TASK REQUIREMENTS
Going from the top of the data below, give again each line through the one containing "Chart.register(...registerables);", both ends kept.

SOURCE MATERIAL

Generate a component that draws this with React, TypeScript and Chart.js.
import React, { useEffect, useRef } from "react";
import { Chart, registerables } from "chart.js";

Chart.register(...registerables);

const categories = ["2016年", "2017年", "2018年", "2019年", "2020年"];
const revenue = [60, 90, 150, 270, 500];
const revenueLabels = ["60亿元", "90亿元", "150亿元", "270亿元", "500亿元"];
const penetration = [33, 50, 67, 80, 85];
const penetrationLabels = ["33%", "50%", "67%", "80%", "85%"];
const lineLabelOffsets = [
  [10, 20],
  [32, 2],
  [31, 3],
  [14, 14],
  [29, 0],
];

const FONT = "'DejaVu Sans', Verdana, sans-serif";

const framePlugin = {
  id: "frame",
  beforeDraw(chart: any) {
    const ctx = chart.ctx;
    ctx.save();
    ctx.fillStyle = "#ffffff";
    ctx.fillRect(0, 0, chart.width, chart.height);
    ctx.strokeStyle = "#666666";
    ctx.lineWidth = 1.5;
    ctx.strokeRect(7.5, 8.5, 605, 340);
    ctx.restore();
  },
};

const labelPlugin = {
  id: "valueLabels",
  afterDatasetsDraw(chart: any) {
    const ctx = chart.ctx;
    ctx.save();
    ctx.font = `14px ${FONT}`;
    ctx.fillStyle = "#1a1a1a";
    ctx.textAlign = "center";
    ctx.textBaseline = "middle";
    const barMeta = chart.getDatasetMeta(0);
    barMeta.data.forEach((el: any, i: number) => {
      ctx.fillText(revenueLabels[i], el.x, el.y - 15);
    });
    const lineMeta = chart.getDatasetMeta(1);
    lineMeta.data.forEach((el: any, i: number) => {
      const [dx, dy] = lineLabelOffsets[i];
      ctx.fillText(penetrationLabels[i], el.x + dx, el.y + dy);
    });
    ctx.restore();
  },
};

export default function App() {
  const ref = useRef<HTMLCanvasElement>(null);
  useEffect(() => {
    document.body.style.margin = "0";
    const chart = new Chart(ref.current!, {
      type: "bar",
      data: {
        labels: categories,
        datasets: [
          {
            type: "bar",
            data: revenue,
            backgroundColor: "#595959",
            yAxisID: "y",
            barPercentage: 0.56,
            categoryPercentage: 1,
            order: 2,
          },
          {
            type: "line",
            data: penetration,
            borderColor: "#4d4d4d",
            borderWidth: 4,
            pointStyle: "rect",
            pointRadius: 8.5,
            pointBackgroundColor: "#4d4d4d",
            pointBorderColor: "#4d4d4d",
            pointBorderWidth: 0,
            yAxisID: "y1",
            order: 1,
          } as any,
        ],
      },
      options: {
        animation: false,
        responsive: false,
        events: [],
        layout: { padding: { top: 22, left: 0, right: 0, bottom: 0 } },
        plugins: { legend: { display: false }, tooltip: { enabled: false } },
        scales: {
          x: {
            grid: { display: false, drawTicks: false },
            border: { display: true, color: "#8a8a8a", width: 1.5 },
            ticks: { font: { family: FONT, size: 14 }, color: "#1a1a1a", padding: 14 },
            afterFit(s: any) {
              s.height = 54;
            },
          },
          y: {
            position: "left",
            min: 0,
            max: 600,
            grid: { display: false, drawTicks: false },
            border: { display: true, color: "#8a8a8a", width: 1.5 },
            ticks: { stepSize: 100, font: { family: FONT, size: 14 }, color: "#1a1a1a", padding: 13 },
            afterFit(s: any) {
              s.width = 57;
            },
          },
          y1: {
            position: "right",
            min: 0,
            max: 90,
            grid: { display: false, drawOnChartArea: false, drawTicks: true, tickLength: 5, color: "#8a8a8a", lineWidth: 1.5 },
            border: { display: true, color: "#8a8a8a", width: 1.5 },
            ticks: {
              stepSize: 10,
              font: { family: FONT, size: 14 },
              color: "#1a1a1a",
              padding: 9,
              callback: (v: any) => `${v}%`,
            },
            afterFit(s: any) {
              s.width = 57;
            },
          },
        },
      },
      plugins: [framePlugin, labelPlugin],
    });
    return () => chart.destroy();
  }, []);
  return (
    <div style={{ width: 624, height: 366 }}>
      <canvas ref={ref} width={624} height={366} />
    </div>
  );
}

RESPONSE TO THE TASK
Generate a component that draws this with React, TypeScript and Chart.js.
import React, { useEffect, useRef } from "react";
import { Chart, registerables } from "chart.js";

Chart.register(...registerables);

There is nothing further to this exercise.